Analyses of inequality typically provide snapshots at a given point in time, without considering the trajectories of individual earnings over their lifecycle (“Lifetime earnings” or LTE). Assessing how the well-documented gender differences in annual earnings translate into the gender gap in lifetime earnings remains an open question. Several factors that have a different impact on the annual earnings of men and women over their life cycle are likely to affect their lifetime earnings too, e.g. differences between men and women in participation rates, hours worked, unemployment rates or average hourly earnings.
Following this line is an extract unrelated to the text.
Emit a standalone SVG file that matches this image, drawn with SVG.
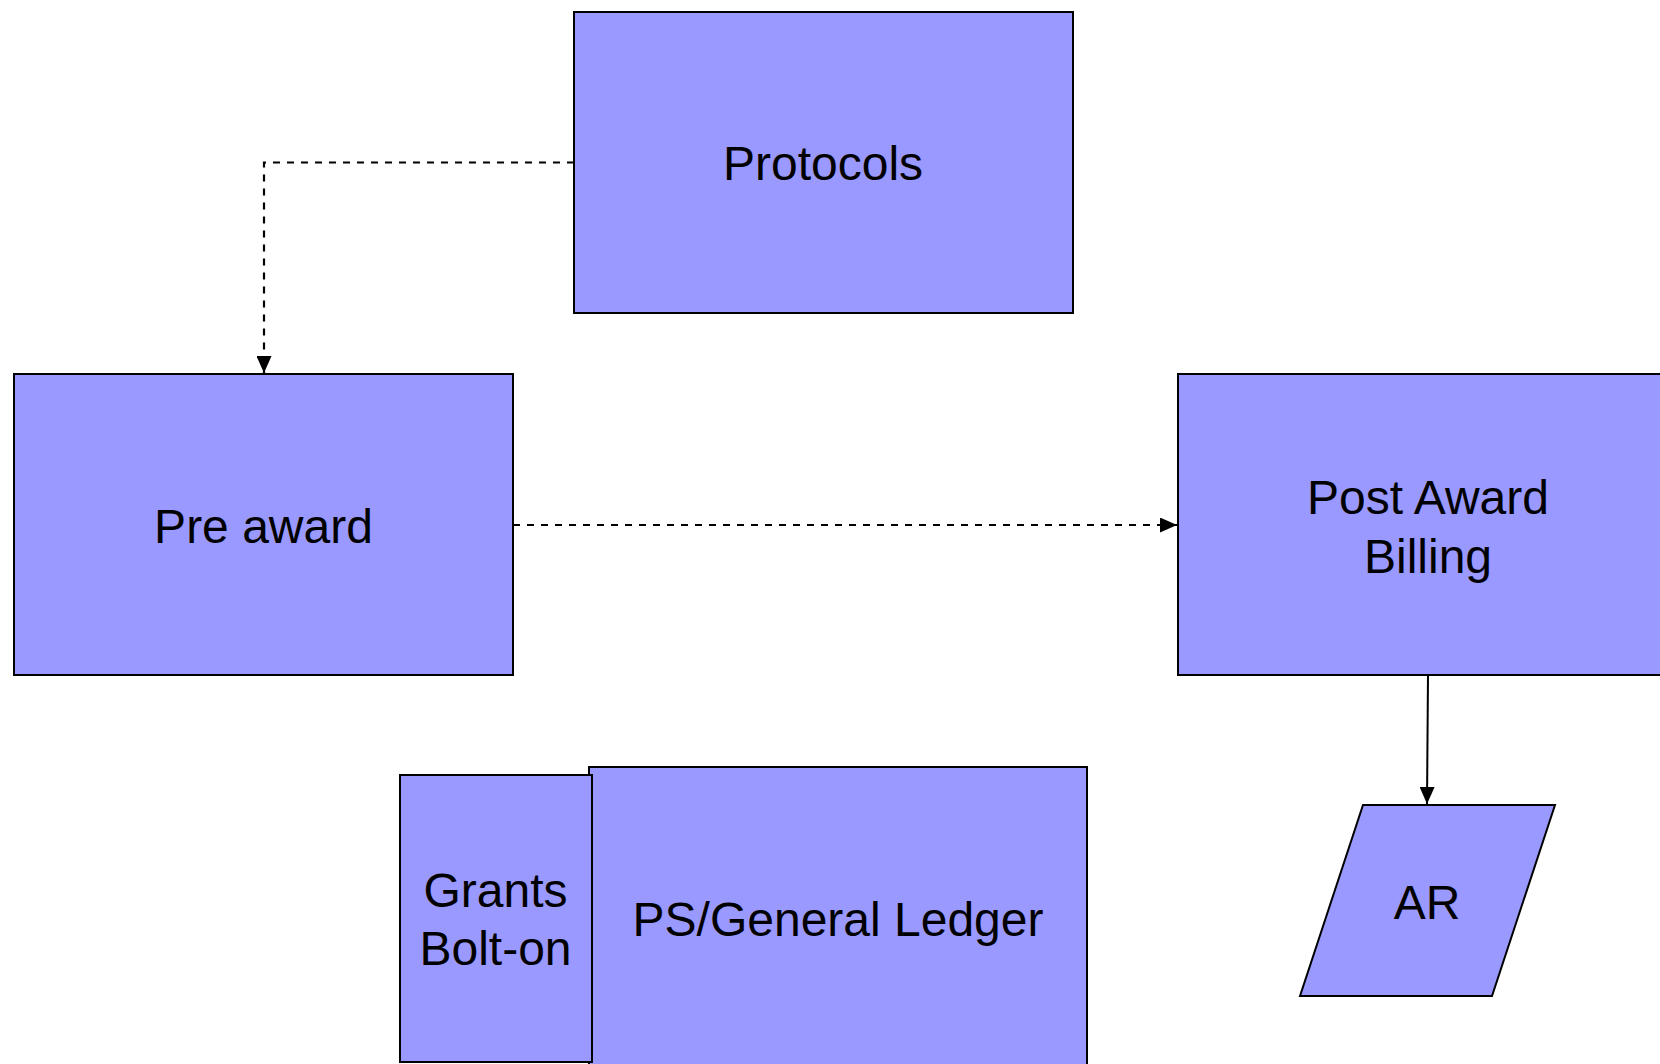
<svg xmlns="http://www.w3.org/2000/svg" width="1660" height="1064" viewBox="0 0 1660 1064">
<style>
.box{fill:#9999FF;stroke:#000;stroke-width:2}
.lbl{font-family:"Liberation Sans",Arial,sans-serif;font-size:48px;fill:#000;text-anchor:middle}
.dash{fill:none;stroke:#000;stroke-width:2.2;stroke-dasharray:7,7}
.solid{fill:none;stroke:#000;stroke-width:2}
</style>
<defs>
<marker id="arr" markerUnits="userSpaceOnUse" markerWidth="17" markerHeight="15" refX="17" refY="7.5" orient="auto">
<path d="M0,0 L17,7.5 L0,15 z" fill="#000"/>
</marker>
</defs>
<rect width="1660" height="1064" fill="#fff"/>
<g id="connectors">
<path class="dash" d="M574,162.5 H264 V373" marker-end="url(#arr)"/>
<path class="dash" d="M513,525 H1177" marker-end="url(#arr)"/>
<path class="solid" d="M1428,675 L1427,804" marker-end="url(#arr)"/>
</g>
<g id="protocols">
<rect class="box" x="574" y="12" width="499" height="301"/>
<text class="lbl" x="823" y="180">Protocols</text>
</g>
<g id="preaward">
<rect class="box" x="14" y="374" width="499" height="301"/>
<text class="lbl" x="263.5" y="543">Pre award</text>
</g>
<g id="postaward">
<rect class="box" x="1178" y="374" width="520" height="301"/>
<text class="lbl" x="1428" y="514">Post Award</text>
<text class="lbl" x="1428" y="573">Billing</text>
</g>
<g id="ar">
<polygon class="box" points="1363,805 1555,805 1492,996 1300,996"/>
<text class="lbl" x="1427" y="919">AR</text>
</g>
<g id="psgl">
<rect class="box" x="589" y="767" width="498" height="320"/>
<text class="lbl" x="838" y="936">PS/General Ledger</text>
</g>
<g id="grants">
<rect class="box" x="400" y="775" width="192" height="287"/>
<text class="lbl" x="495.5" y="907">Grants</text>
<text class="lbl" x="495.5" y="965">Bolt-on</text>
</g>
</svg>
To address this issue, Garbinti et al. (2023) compute lifetime earnings based on the Permanent Demographic Sample for France (EDP) produced by the National Statistical Institute (Insee). This large socio-demographic panel includes administrative payroll data from firms, providing information on employee earnings over the period 1967-2017. In order to mitigate possible sample bias, the sample is selected so as to focus on individuals displaying sufficient attachment to the labor market (i.e. individual earning at least a sixteenth of the minimum wage in at least half the period between ages 25 and 55) and who are still alive at age 55. For each individual, lifetime earnings are defined as the average of annual earnings between ages 25 and 55. This 31-year period, the ‘lifetime’, is available for those born between 1942 and 1962, with the youngest cohort reaching age 55 in 2017. Throughout this analysis, a cohort is identified by the year in which they turned 25. The methodological setting follows Guvenen et al. (2022) Guvenen et al. (2022) in order to provide meaningful comparisons between the French and US cases. This comparison is particularly interesting as France is, relative to the US, a country characterized both by a lower level of cross-sectional inequality (e.g. Alvaredo et al. (2018), Garbinti et al. (2018))and limited income mobility (Aghion et al. (2023), Kramarz et al. (2022)).
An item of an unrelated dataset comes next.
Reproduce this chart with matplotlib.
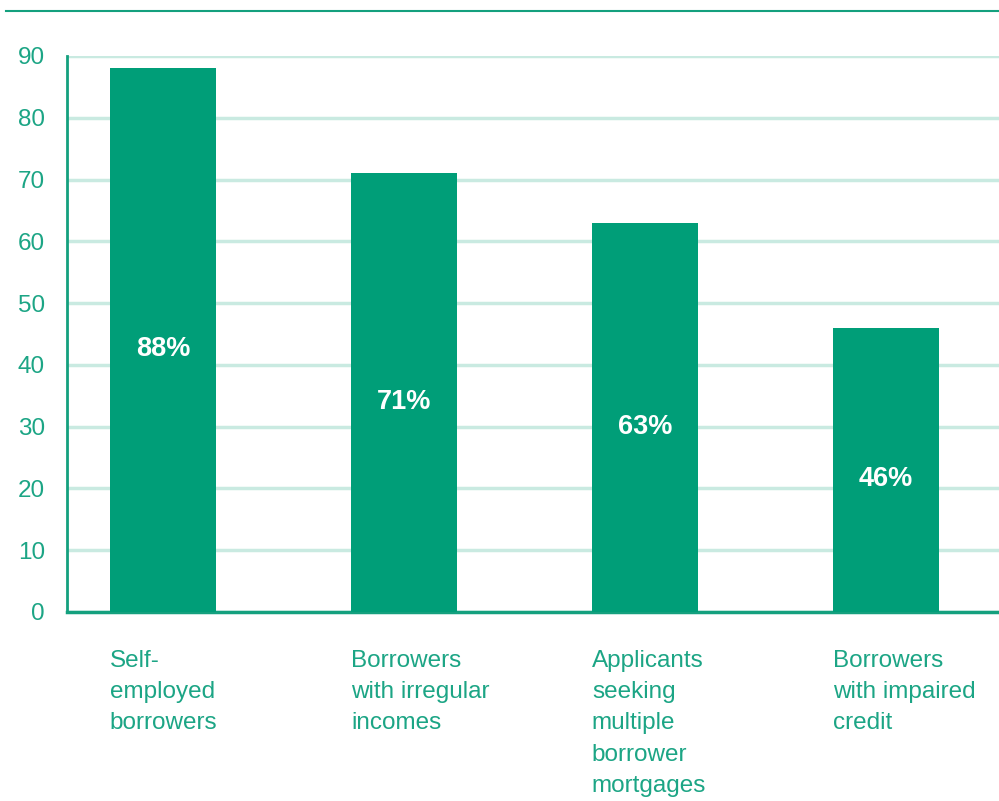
import matplotlib
matplotlib.use("Agg")
import matplotlib.pyplot as plt
from matplotlib.lines import Line2D

categories = ["Self-\nemployed\nborrowers",
              "Borrowers\nwith irregular\nincomes",
              "Applicants\nseeking\nmultiple\nborrower\nmortgages",
              "Borrowers\nwith impaired\ncredit"]
values = [88, 71, 63, 46]
yticks = [0, 10, 20, 30, 40, 50, 60, 70, 80, 90]

BAR = "#009E78"
TEXT = "#1CA585"
GRID = "#C9EAE1"
LINE = "#14A07E"

plt.rcParams["font.family"] = ["Liberation Sans", "DejaVu Sans"]

W, H = 999, 801
fig = plt.figure(figsize=(W / 100, H / 100), dpi=100)
ax = fig.add_axes([67 / W, (H - 612) / H, (W - 67) / W, (612 - 56) / H])

x = list(range(len(values)))
ax.bar(x, values, width=0.44, color=BAR, zorder=3)
ax.set_xlim(-0.398, 3.469)
ax.set_ylim(0, 90)
ax.set_yticks(yticks)
ax.set_yticklabels([str(t) for t in yticks], color=TEXT, fontsize=17.5)
ax.tick_params(axis="y", length=0, pad=16)
ax.set_xticks([])
ax.yaxis.grid(True, color=GRID, linewidth=2.5, zorder=0)
ax.set_axisbelow(True)

for s in ("top", "right"):
    ax.spines[s].set_visible(False)
ax.spines["left"].set_color(LINE)
ax.spines["left"].set_linewidth(2)
ax.spines["bottom"].set_color(LINE)
ax.spines["bottom"].set_linewidth(2.5)

for xi, v in zip(x, values):
    ax.text(xi, v / 2 - 1.5, f"{v}%", ha="center", va="center",
            color="white", fontsize=19.5, fontweight="bold", zorder=4)
    ax.text(xi - 0.22, -6.1, categories[xi],
            ha="left", va="top", color=TEXT, fontsize=17.5,
            linespacing=1.55, clip_on=False)

fig.add_artist(Line2D([6 / W, 1.0], [1 - 11 / H, 1 - 11 / H],
                      transform=fig.transFigure, color=LINE, linewidth=1.5))

fig.savefig("out.png", dpi=100)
The lifetime gender gap has narrowed across cohorts (Chart 1), both in France and in the US. For instance, in France, women's earnings averaged over ages 25-55 peaked at 70% of those of men for the 1983 and 1985 cohorts. This ratio increased from about 61% to 70% over the 1967 to 1983 cohorts, while in the US it soared from about 41% to 60% over the same cohorts. This narrowing of the gender pay gap in the United States has been studied in detail by Claudia Goldin, the 2023 Nobel laureate (see, for example, Goldin (2014)).
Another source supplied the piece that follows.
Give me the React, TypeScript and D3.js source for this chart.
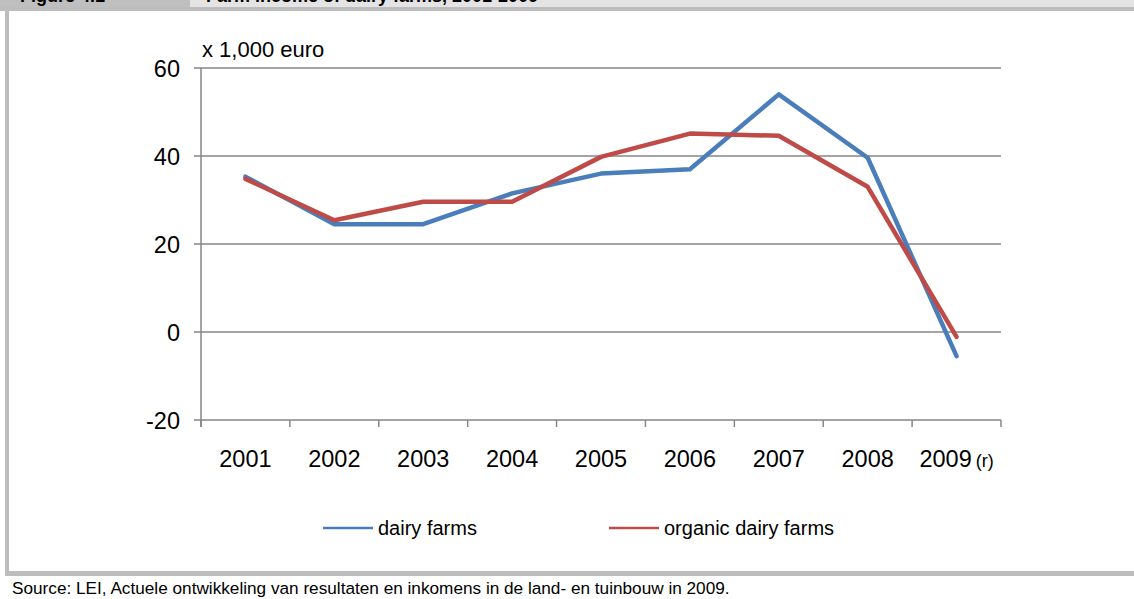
import React from "react";
import * as d3 from "d3";

const years = ["2001", "2002", "2003", "2004", "2005", "2006", "2007", "2008", "2009"];
const yearSuffix = ["", "", "", "", "", "", "", "", "(r)"];
const dairyFarms = [35.3, 24.5, 24.5, 31.5, 36.0, 37.0, 54.0, 39.6, -5.5];
const organicDairyFarms = [34.8, 25.4, 29.6, 29.6, 39.8, 45.1, 44.6, 33.0, -1.1];
const yTicks = [-20, 0, 20, 40, 60];
const seriesNames = ["dairy farms", "organic dairy farms"];
const seriesColors = ["#4a7ebb", "#be4b48"];

const W = 1134;
const H = 599;
const FONT = "'Liberation Sans', Arial, sans-serif";

export default function App() {
  const x = d3.scaleBand<string>().domain(years).range([201, 1001]).padding(0);
  const y = d3.scaleLinear().domain([-20, 60]).range([420, 68]);
  const cx = (i: number) => (x(years[i]) as number) + x.bandwidth() / 2;
  const line = d3
    .line<number>()
    .x((_, i) => cx(i))
    .y((d) => y(d));
  const series = [dairyFarms, organicDairyFarms];
  const gridColor = "#868686";
  const boundaries = [...years.map((yr) => x(yr) as number), 1001];
  const legendX = [323, 609];

  return (
    <svg
      width={W}
      height={H}
      style={{ position: "absolute", left: 0, top: 0, background: "#fff" }}
      fontFamily={FONT}
    >
      {/* header band */}
      <rect x={0} y={0} width={W} height={7} fill="#e4e4e4" />
      <rect x={0} y={0} width={190} height={7} fill="#bfbfbf" />
      <rect x={0} y={7} width={W} height={4} fill="#bdbdbd" />
      <text x={20} y={2} fontSize={18} fontWeight="bold" fill="#000">
        Figure 4.1
      </text>
      <text x={206} y={2} fontSize={18} fontWeight="bold" fill="#000">
        Farm income of dairy farms, 2001-2009
      </text>
      {/* left border and bottom stripe */}
      <rect x={5} y={11} width={4} height={565} fill="#bdbdbd" />
      <rect x={5} y={571} width={W - 5} height={5} fill="#bdbdbd" />

      {/* gridlines */}
      {yTicks.map((t) => (
        <line key={"g" + t} x1={194} x2={1001} y1={y(t)} y2={y(t)} stroke={gridColor} strokeWidth={1.5} />
      ))}
      {/* y axis */}
      <line x1={201} x2={201} y1={y(60)} y2={y(-20) + 7} stroke={gridColor} strokeWidth={1.5} />
      {/* x ticks */}
      {boundaries.map((b, i) => (
        <line key={"t" + i} x1={b} x2={b} y1={y(-20)} y2={y(-20) + 7} stroke={gridColor} strokeWidth={1.5} />
      ))}
      {/* y tick labels */}
      {yTicks.map((t) => (
        <text key={"yl" + t} x={180} y={y(t) + 8.5} textAnchor="end" fontSize={23.5} fill="#000">
          {t}
        </text>
      ))}
      {/* x labels */}
      {years.map((yr, i) => (
        <text key={"xl" + yr} x={cx(i)} y={467} textAnchor="middle" fontSize={23.5} fill="#000">
          {yr}
          {yearSuffix[i] ? (
            <tspan fontSize={18} dx={4}>
              {yearSuffix[i]}
            </tspan>
          ) : null}
        </text>
      ))}
      {/* unit label */}
      <text x={202} y={57} fontSize={22} fill="#000">
        x 1,000 euro
      </text>

      {/* lines */}
      {series.map((s, k) => (
        <path
          key={"s" + k}
          d={line(s) as string}
          fill="none"
          stroke={seriesColors[k]}
          strokeWidth={4.5}
          strokeLinejoin="round"
          strokeLinecap="round"
        />
      ))}

      {/* legend */}
      {seriesNames.map((n, k) => {
        const lx = legendX[k];
        return (
          <g key={"lg" + k}>
            <line x1={lx} x2={lx + 50} y1={528} y2={528} stroke={seriesColors[k]} strokeWidth={2.5} />
            <text x={lx + 55} y={535} fontSize={20} fill="#000">
              {n}
            </text>
          </g>
        );
      })}

      {/* source */}
      <text x={12} y={594} fontSize={17.2} fill="#000">
        Source: LEI, Actuele ontwikkeling van resultaten en inkomens in de land- en tuinbouw in 2009.
      </text>
    </svg>
  );
}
As a result, women’s lifetime earnings as a percentage of men’s are far larger in France than in the US for all cohorts. Moreover, the narrowing of the gender gap results from very different gender dynamics in the two countries.
Contrary to the US, trends do not strongly differ for men and women in France
In the US, the narrowing of the gender gap reflects heterogeneous trends across genders. Chart 2 shows the dynamics of LTE for the US, displaying considerable losses for men (-10%) and large gains for women (+33%) (Guvenen et al., 2022). These different dynamics have led to the sharp reduction in the gender gap observed in Chart 1.